Red Hat Satellite 6.6 was released on 22 October 2019. The official release notes for the release can be found here. Time to upgrade?
I recently upgraded a server from Satellite 6.5.3 to 6.6.2 and thought it was worth sharing some tips in case others find this useful. If you are currently on an older release, you might find the following posts useful:
- Tips for a Successful Red Hat Satellite 6.5 Upgrade
- Tips for a Successful Red Hat Satellite 6.4 Upgrade
What’s new
One reason for upgrading is to keep your Satellite up to date, fully supported and able to take advantage of the newest features. Another big plus is the integration with Composer which allows you to build images using Satellite content. Satellite itself still cannot run on RHEL 8 (that capability will likely come in a future Satellite release, perhaps only with Satellite 7) but with many enterprises looking to deploy RHEL 8 it makes sense to upgrade when you can. The Red Hat Satellite Product Life Cycle shows that Satellite 6.5 currently moved out maintenance support in April 2020 so upgrading now isn’t a bad idea.
Some other highlights from the release notes:
Satellite 6.6 Release Notes
Red Hat Satellite 6.6 supports Ansible version 2.8
Support for Ansible Runner. Ansible Runner is the recommended way to run Ansible jobs instead of callingansible-playbook
Deploy OpenSCAP with Ansible and reporting on hosts without using Puppet
New Task dashboard and notification
Reporting engine enhancements
Scaling enhancements – if you are running a large environment you can scale Satellite at install/upgrade time.
For a complete list of components that make up Red Hat Satellite, the Satellite 6 Component Versions shows us that Satellite 6.5 to 6.6 has minor updates to many of components including Pulp and MongoDB. Note that that these are smaller updates, rather than any major version bumps. This should reduce the risk of encountering upgrade bugs.
Whilst looking at the above list, it’s worth mentioning that MongoDB will be removed in the future – Red Hat Satellite to standardize on PostgreSQL backend. For now though, MongoDB it is!
Planning
Take time to read the documentation. There are 4 useful resources as a starting point:
- Products & Services > Product Documentation > Red Hat Satellite > 6.6 > Upgrading and Updating Red Hat Satellite
- Red Hat Satellite Upgrade Helper
- Common issues with Satellite 6 upgrade or installation
Check the storage requirements before you begin as the requirements for some filesystems have may changed since your server was built. This applies to both the Satellite server and any Capsule servers – don’t forget to allocate space for /var/spool/squid on the Capsule!

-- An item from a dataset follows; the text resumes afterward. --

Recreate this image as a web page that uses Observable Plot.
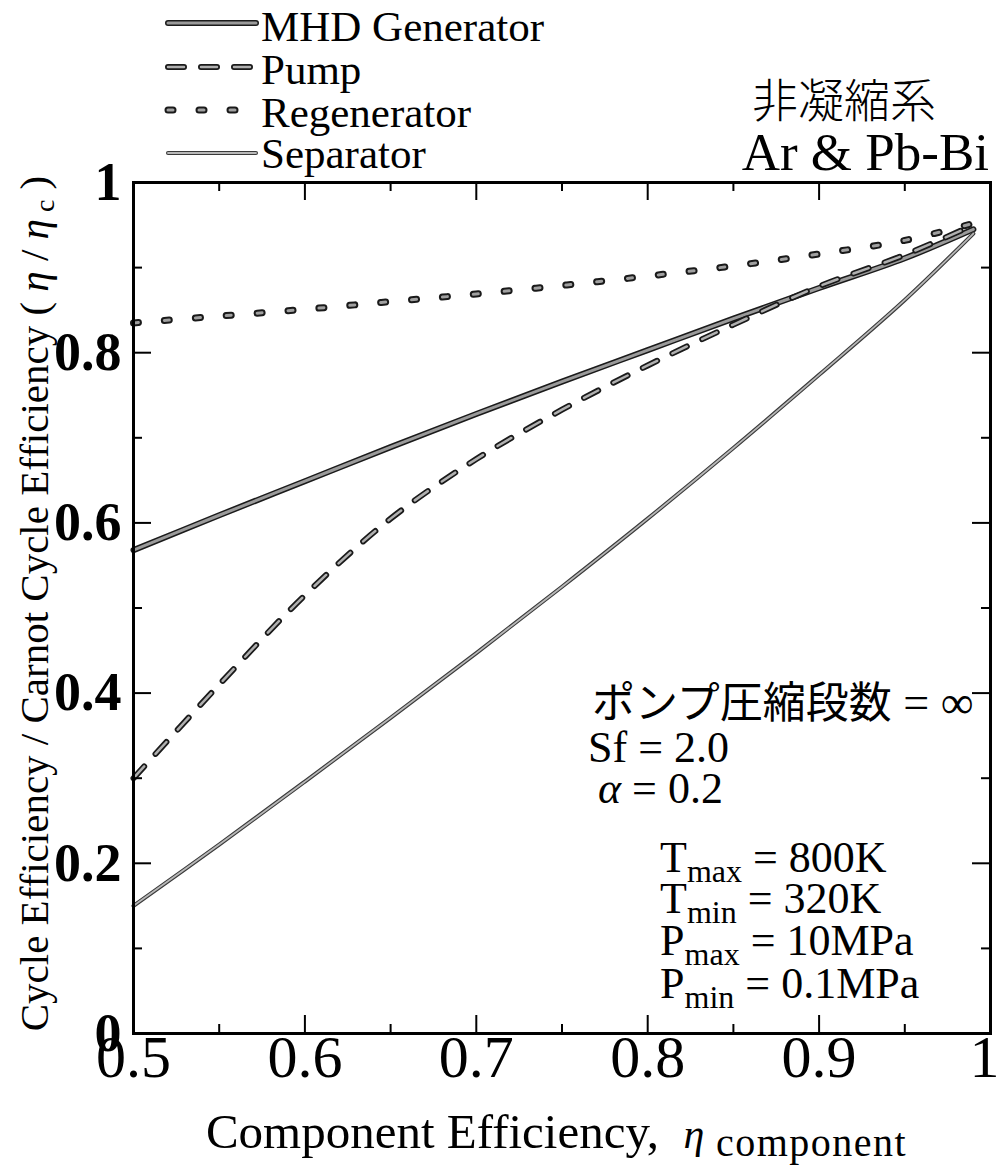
<!DOCTYPE html>
<html><head><meta charset="utf-8">
<script src="https://cdn.jsdelivr.net/npm/d3@7"></script>
<script src="https://cdn.jsdelivr.net/npm/@observablehq/plot@0.6"></script>
<style>
body{margin:0;background:#fff;}
#wrap{position:relative;width:999px;height:1167px;overflow:hidden;}
#legend{position:absolute;left:0;top:0;z-index:2;}
</style></head><body><div id="wrap"></div>
<script>
// ---- data ----
const efficiency = [0.5, 0.55, 0.6, 0.65, 0.7, 0.75, 0.8, 0.85, 0.9, 0.95, 0.99];
const mhdGenerator = [0.568, 0.609, 0.649, 0.689, 0.728, 0.766, 0.803, 0.840, 0.876, 0.911, 0.945];
const pump        = [0.300, 0.410, 0.515, 0.605, 0.675, 0.733, 0.785, 0.833, 0.878, 0.915, 0.950];
const regenerator = [0.835, 0.843, 0.851, 0.860, 0.869, 0.879, 0.890, 0.902, 0.916, 0.932, 0.952];
const separator   = [0.150, 0.222, 0.296, 0.371, 0.447, 0.525, 0.605, 0.688, 0.774, 0.862, 0.940];
const seriesNames = ["MHD Generator", "Pump", "Regenerator", "Separator"];
const seriesValues = [mhdGenerator, pump, regenerator, separator];
const xTicks = [0.5, 0.6, 0.7, 0.8, 0.9, 1];
const xTickLabels = ["0.5", "0.6", "0.7", "0.8", "0.9", "1"];
const xMinor = [0.55, 0.65, 0.75, 0.85, 0.95];
const yTicks = [0, 0.2, 0.4, 0.6, 0.8, 1];
const yTickLabels = ["0", "0.2", "0.4", "0.6", "0.8", "1"];
const yMinor = [0.1, 0.3, 0.5, 0.7, 0.9];

// ---- styles ----
const serif = '"Liberation Serif", serif';
const cjk = '"Noto Sans CJK JP", sans-serif';
const lineStyles = {
  "MHD Generator": {outer: "#1a1a1a", outerW: 6, inner: "#9a9a9a", innerW: 3, dash: null},
  "Pump":          {outer: "#1a1a1a", outerW: 6, inner: "#b0b0b0", innerW: 2.5, dash: "16,17"},
  "Regenerator":   {outer: "#1a1a1a", outerW: 7, inner: "#a0a0a0", innerW: 3, dash: "5,26"},
  "Separator":     {outer: "#3a3a3a", outerW: 4, inner: "#b8b8b8", innerW: 1.8, dash: null}
};

const rows = seriesNames.flatMap((name, i) =>
  efficiency.map((x, j) => ({series: name, x, y: seriesValues[i][j]})));

const W = 999, H = 1167, mL = 133, mR = 9, mT = 182, mB = 134;
const pw = W - mL - mR, ph = H - mT - mB;
const majYlen = 18 / ph, minYlen = 9 / ph;             // in y units
const majXlen = 18 / pw * 0.5, minXlen = 9 / pw * 0.5; // in x units

const lineMarks = seriesNames.flatMap(name => {
  const s = lineStyles[name];
  const data = rows.filter(d => d.series === name);
  const common = {x: "x", y: "y", curve: "catmull-rom", strokeLinecap: "round", strokeLinejoin: "round"};
  return [
    Plot.line(data, {...common, stroke: s.outer, strokeWidth: s.outerW, strokeDasharray: s.dash}),
    Plot.line(data, {...common, stroke: s.inner, strokeWidth: s.innerW, strokeDasharray: s.dash})
  ];
});

const xAxisOpts = {tickSize: 0, tickPadding: 1, fontSize: 60, fontFamily: serif, label: null,
  tickFormat: d => xTickLabels[xTicks.indexOf(d)]};

const plot = Plot.plot({
  width: W, height: H,
  marginLeft: mL, marginRight: mR, marginTop: mT, marginBottom: mB,
  style: {fontFamily: serif, color: "#000", background: "transparent"},
  x: {domain: [0.5, 1], axis: null},
  y: {domain: [0, 1], axis: null},
  marks: [
    ...lineMarks,
    // inward tick marks on all four sides
    Plot.ruleX(xTicks, {x: d => d, y1: 0, y2: majYlen, stroke: "#000", strokeWidth: 2}),
    Plot.ruleX(xMinor, {x: d => d, y1: 0, y2: minYlen, stroke: "#000", strokeWidth: 2}),
    Plot.ruleX(xTicks, {x: d => d, y1: 1 - majYlen, y2: 1, stroke: "#000", strokeWidth: 2}),
    Plot.ruleX(xMinor, {x: d => d, y1: 1 - minYlen, y2: 1, stroke: "#000", strokeWidth: 2}),
    Plot.ruleY(yTicks, {y: d => d, x1: 0.5, x2: 0.5 + majXlen, stroke: "#000", strokeWidth: 2}),
    Plot.ruleY(yMinor, {y: d => d, x1: 0.5, x2: 0.5 + minXlen, stroke: "#000", strokeWidth: 2}),
    Plot.ruleY(yTicks, {y: d => d, x1: 1 - majXlen, x2: 1, stroke: "#000", strokeWidth: 2}),
    Plot.ruleY(yMinor, {y: d => d, x1: 1 - minXlen, x2: 1, stroke: "#000", strokeWidth: 2}),
    Plot.frame({stroke: "#000", strokeWidth: 3}),
    Plot.axisX(xTicks.slice(0, -1), xAxisOpts),
    Plot.axisX(xTicks.slice(-1), {...xAxisOpts, dx: -6}),
    Plot.axisY(yTicks, {tickSize: 0, tickPadding: 12, fontSize: 54, fontWeight: "bold", fontFamily: serif, label: null,
      tickFormat: d => yTickLabels[yTicks.indexOf(d)]})
  ]
});
document.getElementById("wrap").appendChild(plot);

// ---- annotations positioned through the plot's scales ----
const sx = plot.scale("x"), sy = plot.scale("y");
const svg = d3.select(plot);
const ann = svg.append("g").attr("font-family", serif).attr("fill", "#000");

function richText(g, x, y, parts, size, anchor = "start") {
  const t = g.append("text").attr("x", x).attr("y", y).attr("font-size", size).attr("text-anchor", anchor);
  let shift = 0;
  parts.forEach(p => {
    const ts = t.append("tspan").text(p.t);
    const target = p.sub ? (p.dy || 10) : 0;
    if (target !== shift) { ts.attr("dy", target - shift); shift = target; }
    if (p.size) ts.attr("font-size", p.size);
    if (p.italic) ts.attr("font-style", "italic");
    if (p.family) ts.attr("font-family", p.family);
    if (p.ls) ts.attr("letter-spacing", p.ls);
  });
  return t;
}

const notes = [
  {x: 0.7678, y: 0.370, parts: [{t: "ポンプ圧縮段数", family: cjk, size: 43}, {t: " = ∞", size: 46}], size: 44},
  {x: 0.7655, y: 0.3185, parts: [{t: "Sf = 2.0"}], size: 44},
  {x: 0.7713, y: 0.270, parts: [{t: "α", italic: true}, {t: " = 0.2"}], size: 44},
  {x: 0.8075, y: 0.189, parts: [{t: "T"}, {t: "max", sub: true, size: 32}, {t: " = 800K"}], size: 44},
  {x: 0.8075, y: 0.141, parts: [{t: "T"}, {t: "min", sub: true, size: 32}, {t: " = 320K"}], size: 44},
  {x: 0.8075, y: 0.0917, parts: [{t: "P"}, {t: "max", sub: true, size: 32}, {t: " = 10MPa"}], size: 44},
  {x: 0.8075, y: 0.0411, parts: [{t: "P"}, {t: "min", sub: true, size: 32}, {t: " = 0.1MPa"}], size: 44}
];
notes.forEach(n => richText(ann, sx.apply(n.x), sy.apply(n.y), n.parts, n.size));

// axis titles
const cx = (sx.apply(0.5) + sx.apply(1)) / 2;
richText(ann, cx - 5, sy.apply(0) + 115, [
  {t: "Component Efficiency,  "}, {t: "η", italic: true, size: 42},
  {t: " component", sub: true, dy: 8, size: 40, ls: 1.5}
], 49, "middle");

const cy = (sy.apply(0) + sy.apply(1)) / 2;
const yt = richText(ann, 0, 0, [
  {t: "Cycle Efficiency / Carnot Cycle Efficiency ( "}, {t: "η", italic: true},
  {t: " / "}, {t: "η", italic: true}, {t: " c", sub: true, dy: 6, size: 28}, {t: " )"}
], 41, "middle");
yt.attr("transform", `translate(48,${cy - 4}) rotate(-90)`);

// ---- legend and header text (above the plot) ----
const leg = d3.select("#wrap").append("svg").attr("id", "legend")
  .attr("width", W).attr("height", 180);
const legendRows = [23, 67, 110, 153];
const legendBase = [41, 84, 127, 168];
seriesNames.forEach((name, i) => {
  const s = lineStyles[name];
  [[s.outer, s.outerW], [s.inner, s.innerW]].forEach(([c, w]) => {
    leg.append("line").attr("x1", 168).attr("x2", 256)
      .attr("y1", legendRows[i]).attr("y2", legendRows[i])
      .attr("stroke", c).attr("stroke-width", w).attr("stroke-linecap", "round")
      .attr("stroke-dasharray", s.dash);
  });
  leg.append("text").attr("x", 261).attr("y", legendBase[i]).attr("font-family", serif)
    .attr("font-size", 43).text(name);
});
leg.append("text").attr("x", 936).attr("y", 117).attr("text-anchor", "end")
  .attr("font-family", cjk).attr("font-weight", 300)
  .attr("font-size", 46).text("非凝縮系");
leg.append("text").attr("x", 989).attr("y", 170).attr("text-anchor", "end")
  .attr("font-family", serif).attr("font-size", 53).text("Ar & Pb-Bi");
</script></body></html>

Check the amount of CPU and memory you have allocated to your Satellite and Capsule servers. Over time the minimum requirements have increased so it’s worth reviewing.
Satellite Version | Install Guide | CPU Requirement(*) | Memory(*) |
6.0 | Satellite 6.0 | 4 CPU | 12 GB |
6.1 | Satellite 6.1 | 4 CPU | 16 GB |
6.2 | Satellite 6.2 | 4 CPU | 16 GB |
6.3 | Satellite 6.3 | 4 CPU | 20 GB |
6.4 | Satellite 6.4 | 4 CPU | 20 GB |
6.5 | Satellite 6.5 | 4 CPU | 20 GB |
6.6 | Satellite 6.6 | 4 CPU | 20 GB |
(*) Minimum values. There is also a note on Increasing promote/publish speed in Satellite 6 which details memory considerations depending on the size of your MongoDB database.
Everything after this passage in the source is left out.